Certain financial institutions have frozen Javice’s bank accounts, including her brokerage account that contained a majority of her available funds, Barlow said. Last week, Javice said that federal prosecutors in April seized her assets and have blocked her from accessing them, according to an April 21 court filing.

“As a result, Ms. Javice’s ability to access funds to enforce her advancement rights, to defend herself in the Delaware Federal Action, and to defend the DOJ and SEC Actions, has become imperiled,” Barlow said in the letter.

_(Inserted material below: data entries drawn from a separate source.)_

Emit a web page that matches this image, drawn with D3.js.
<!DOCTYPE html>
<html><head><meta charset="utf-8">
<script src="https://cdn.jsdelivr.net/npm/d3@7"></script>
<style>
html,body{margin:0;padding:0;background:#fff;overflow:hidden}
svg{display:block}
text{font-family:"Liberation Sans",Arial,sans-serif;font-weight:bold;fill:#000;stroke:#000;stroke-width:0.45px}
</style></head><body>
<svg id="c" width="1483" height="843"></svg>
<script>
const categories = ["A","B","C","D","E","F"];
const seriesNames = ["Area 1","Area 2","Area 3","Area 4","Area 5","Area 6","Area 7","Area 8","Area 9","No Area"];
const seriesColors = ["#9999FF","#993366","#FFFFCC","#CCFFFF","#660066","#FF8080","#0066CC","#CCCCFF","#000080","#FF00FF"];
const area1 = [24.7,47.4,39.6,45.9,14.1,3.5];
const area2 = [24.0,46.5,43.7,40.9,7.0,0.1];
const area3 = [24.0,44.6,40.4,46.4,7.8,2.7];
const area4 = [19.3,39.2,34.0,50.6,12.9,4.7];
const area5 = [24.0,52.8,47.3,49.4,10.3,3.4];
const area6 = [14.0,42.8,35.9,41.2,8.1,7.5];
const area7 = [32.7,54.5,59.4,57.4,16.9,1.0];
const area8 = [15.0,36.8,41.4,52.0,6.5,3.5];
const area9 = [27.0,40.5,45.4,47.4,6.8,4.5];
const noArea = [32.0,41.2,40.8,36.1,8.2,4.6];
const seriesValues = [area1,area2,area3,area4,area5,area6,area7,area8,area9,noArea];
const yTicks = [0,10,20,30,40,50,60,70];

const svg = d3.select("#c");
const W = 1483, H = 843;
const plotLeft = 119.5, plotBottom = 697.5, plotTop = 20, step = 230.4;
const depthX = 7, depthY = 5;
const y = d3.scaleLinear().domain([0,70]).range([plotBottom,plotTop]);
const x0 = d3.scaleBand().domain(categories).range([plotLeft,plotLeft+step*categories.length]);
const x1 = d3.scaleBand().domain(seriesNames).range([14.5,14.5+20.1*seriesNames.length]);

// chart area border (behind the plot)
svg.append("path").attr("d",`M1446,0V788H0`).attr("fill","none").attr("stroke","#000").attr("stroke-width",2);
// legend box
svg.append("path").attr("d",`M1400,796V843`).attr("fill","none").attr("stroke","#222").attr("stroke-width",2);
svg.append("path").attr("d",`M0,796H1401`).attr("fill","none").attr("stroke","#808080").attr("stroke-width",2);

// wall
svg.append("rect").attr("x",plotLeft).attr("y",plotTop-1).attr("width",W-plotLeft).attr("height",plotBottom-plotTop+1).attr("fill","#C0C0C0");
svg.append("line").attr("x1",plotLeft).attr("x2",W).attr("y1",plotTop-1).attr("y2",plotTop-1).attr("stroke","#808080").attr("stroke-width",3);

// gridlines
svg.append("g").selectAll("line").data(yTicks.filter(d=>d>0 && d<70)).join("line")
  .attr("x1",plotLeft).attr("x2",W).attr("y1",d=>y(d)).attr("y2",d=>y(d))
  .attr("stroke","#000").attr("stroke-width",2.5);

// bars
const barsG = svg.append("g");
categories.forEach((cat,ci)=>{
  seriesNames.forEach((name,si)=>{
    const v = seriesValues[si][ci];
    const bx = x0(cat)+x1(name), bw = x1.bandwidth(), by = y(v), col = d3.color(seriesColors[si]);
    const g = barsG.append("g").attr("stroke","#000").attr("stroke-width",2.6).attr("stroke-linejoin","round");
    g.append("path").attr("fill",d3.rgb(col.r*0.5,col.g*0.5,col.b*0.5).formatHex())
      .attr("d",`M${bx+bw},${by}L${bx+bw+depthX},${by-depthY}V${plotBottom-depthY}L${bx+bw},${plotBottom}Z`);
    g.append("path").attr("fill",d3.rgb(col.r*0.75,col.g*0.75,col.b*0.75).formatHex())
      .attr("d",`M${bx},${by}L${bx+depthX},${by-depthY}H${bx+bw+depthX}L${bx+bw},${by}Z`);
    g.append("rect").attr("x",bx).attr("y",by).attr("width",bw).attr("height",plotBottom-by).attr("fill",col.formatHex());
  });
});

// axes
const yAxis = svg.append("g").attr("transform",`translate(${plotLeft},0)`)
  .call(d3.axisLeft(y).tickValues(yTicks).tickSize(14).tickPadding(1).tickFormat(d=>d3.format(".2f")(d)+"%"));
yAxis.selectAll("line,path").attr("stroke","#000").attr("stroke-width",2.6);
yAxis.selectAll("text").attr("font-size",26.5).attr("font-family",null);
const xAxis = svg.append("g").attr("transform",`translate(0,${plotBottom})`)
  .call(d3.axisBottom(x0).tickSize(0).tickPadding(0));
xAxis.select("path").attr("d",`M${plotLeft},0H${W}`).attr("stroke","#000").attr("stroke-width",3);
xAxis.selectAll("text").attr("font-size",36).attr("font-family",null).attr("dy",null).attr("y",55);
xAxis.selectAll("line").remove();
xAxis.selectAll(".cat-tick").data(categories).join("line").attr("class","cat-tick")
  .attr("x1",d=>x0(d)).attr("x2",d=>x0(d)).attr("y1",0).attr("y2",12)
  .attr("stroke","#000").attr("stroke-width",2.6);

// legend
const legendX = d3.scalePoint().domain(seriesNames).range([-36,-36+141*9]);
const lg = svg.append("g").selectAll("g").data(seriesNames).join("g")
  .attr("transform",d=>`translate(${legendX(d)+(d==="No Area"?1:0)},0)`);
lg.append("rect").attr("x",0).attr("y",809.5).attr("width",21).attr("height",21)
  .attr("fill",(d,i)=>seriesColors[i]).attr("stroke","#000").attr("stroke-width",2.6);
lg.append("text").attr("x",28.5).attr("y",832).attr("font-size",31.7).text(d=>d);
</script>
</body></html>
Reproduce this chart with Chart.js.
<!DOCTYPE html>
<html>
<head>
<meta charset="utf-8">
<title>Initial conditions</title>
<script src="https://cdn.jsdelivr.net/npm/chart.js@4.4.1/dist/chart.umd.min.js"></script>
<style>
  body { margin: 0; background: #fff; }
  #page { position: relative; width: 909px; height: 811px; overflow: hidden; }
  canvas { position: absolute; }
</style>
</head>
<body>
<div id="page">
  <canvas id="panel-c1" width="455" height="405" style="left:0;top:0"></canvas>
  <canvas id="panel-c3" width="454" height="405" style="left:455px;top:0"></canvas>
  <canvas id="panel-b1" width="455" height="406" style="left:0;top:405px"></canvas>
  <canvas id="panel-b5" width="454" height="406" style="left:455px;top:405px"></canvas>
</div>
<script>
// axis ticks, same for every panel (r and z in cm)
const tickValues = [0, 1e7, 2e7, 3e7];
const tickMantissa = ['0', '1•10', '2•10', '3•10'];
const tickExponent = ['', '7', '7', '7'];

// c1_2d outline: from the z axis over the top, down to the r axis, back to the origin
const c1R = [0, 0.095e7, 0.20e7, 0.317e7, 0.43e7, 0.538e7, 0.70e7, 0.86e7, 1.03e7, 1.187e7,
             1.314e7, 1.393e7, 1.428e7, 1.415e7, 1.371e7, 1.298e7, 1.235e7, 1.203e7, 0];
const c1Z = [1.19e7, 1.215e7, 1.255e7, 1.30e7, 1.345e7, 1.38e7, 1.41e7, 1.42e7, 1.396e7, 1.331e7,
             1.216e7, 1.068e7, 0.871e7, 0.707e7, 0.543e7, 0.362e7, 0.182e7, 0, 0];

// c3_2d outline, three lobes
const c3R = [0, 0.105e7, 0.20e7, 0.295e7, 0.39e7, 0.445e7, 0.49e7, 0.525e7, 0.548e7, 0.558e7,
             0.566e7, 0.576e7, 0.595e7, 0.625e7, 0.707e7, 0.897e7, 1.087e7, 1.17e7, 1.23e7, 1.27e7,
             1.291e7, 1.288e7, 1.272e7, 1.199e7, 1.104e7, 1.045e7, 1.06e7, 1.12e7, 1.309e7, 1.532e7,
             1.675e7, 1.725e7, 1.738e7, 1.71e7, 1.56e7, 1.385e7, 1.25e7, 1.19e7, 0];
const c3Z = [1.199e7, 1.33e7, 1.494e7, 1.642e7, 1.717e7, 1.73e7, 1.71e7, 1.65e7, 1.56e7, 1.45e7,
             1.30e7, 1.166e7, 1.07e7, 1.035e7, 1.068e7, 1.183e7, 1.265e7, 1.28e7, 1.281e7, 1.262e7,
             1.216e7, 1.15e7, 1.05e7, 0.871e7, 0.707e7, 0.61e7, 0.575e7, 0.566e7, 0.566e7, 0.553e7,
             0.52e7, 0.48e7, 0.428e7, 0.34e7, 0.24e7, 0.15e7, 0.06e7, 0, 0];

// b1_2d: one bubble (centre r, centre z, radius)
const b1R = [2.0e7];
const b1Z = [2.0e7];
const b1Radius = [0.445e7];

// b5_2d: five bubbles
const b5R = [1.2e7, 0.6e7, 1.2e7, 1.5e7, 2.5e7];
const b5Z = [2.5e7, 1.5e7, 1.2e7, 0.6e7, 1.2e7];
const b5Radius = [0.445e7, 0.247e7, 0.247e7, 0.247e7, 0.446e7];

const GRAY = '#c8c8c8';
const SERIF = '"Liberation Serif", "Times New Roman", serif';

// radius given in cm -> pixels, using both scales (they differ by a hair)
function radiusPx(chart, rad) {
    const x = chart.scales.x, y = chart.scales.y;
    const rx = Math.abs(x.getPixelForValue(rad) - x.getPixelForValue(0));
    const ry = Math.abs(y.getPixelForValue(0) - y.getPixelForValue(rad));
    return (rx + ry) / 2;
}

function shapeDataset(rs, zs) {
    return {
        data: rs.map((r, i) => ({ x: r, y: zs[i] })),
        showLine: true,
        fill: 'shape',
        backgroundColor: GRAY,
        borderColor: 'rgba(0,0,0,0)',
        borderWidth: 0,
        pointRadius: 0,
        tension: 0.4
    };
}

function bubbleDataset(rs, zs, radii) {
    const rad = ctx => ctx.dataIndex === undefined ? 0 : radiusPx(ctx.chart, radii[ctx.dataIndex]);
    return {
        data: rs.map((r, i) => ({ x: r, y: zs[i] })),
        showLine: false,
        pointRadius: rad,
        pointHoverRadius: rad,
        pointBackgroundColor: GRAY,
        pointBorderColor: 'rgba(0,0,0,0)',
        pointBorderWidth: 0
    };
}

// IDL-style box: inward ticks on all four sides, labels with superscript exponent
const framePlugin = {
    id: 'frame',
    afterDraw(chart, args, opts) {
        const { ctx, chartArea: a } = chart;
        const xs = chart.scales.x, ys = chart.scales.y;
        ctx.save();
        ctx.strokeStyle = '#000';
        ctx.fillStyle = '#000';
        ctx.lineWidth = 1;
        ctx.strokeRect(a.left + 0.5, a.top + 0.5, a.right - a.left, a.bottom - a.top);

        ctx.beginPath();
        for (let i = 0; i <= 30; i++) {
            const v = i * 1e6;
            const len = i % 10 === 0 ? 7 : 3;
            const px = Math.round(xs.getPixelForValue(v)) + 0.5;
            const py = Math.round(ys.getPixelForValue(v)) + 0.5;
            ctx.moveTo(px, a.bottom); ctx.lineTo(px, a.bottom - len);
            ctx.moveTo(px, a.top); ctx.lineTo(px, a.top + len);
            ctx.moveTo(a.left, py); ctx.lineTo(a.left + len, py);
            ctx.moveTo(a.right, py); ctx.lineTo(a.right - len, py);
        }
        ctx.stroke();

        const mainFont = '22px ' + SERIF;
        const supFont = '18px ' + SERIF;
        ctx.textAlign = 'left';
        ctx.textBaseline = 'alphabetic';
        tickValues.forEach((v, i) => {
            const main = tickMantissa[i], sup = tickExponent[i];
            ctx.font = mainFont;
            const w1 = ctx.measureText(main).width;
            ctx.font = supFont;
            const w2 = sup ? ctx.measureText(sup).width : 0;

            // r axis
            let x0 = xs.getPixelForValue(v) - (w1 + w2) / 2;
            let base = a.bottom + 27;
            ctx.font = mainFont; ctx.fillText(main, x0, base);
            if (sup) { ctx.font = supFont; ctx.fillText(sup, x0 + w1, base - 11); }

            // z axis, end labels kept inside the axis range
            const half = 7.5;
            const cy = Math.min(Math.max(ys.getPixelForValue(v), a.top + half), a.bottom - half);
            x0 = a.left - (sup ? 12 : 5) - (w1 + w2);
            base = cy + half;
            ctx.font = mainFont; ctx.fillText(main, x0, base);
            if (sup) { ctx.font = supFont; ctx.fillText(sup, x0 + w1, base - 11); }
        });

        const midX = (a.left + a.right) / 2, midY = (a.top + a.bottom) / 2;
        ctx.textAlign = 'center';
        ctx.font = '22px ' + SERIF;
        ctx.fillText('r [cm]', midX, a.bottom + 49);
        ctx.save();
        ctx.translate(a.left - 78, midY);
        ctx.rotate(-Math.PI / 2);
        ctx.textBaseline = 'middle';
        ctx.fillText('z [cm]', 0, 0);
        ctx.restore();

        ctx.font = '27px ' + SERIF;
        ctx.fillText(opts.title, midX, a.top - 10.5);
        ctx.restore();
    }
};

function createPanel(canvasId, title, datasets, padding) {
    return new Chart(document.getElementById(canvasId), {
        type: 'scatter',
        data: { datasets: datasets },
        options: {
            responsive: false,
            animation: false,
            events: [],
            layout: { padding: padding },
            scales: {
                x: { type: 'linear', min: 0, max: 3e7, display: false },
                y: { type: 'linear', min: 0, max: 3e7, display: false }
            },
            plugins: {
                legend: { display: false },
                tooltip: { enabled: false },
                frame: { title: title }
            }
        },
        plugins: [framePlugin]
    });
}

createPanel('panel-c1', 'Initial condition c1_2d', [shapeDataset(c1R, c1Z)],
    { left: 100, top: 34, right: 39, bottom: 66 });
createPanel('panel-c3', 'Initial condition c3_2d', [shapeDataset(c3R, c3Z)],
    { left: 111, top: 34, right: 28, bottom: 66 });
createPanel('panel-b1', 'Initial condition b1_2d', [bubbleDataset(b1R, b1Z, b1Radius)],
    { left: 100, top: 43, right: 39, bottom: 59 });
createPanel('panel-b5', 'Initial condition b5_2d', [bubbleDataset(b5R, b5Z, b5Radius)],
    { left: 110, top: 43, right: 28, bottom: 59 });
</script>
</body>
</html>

Javice does indeed have many legal bills. After she filed her initial complaint against JPMorgan Chase on Dec. 20, the bank turned around and sued her days later in Delaware district court for securities fraud. JPMorgan Chase claims the entrepreneur lied about the number of customers Frank had when it acquired the startup in September 2021 for $175 million. Javice allegedly told JPMorgan Chase that Frank had 4.25 million customers, but in reality, the company had about 300,000, according to JPMorgan Chase’s version of events as spelled out in legal documents.

The most serious complaint against Javice is from the Department of Justice, which filed criminal charges against the young executive in April. The DOJ claimed she “falsely and dramatically” inflated the number of customers Frank had in order to induce JPMorgan to buy the startup. Federal prosecutors slapped Javice with separate counts of conspiracy to commit wire and bank fraud, wire fraud, and bank fraud, each of which carries a maximum sentence of 30 years in prison, according to the lawsuit. She was also charged with one count of securities fraud, which carries a maximum sentence of 20 years in prison. The Securities and Exchange Commission, in a separate lawsuit, charged Javice with fraud for making “numerous misrepresentations” about Frank’s users.

Javice has also picked a legal heavy hitter to defend her in the JPMorgan Chase fraud lawsuit and before the DOJ. Alex Spiro, a partner at law firm Quinn Emanuel Urquhart & Sullivan who is known as Elon Musk’s personal attorney, is representing her.

Expect Javice to continue fighting, at least until the judge decides whether she must pay her own legal fees.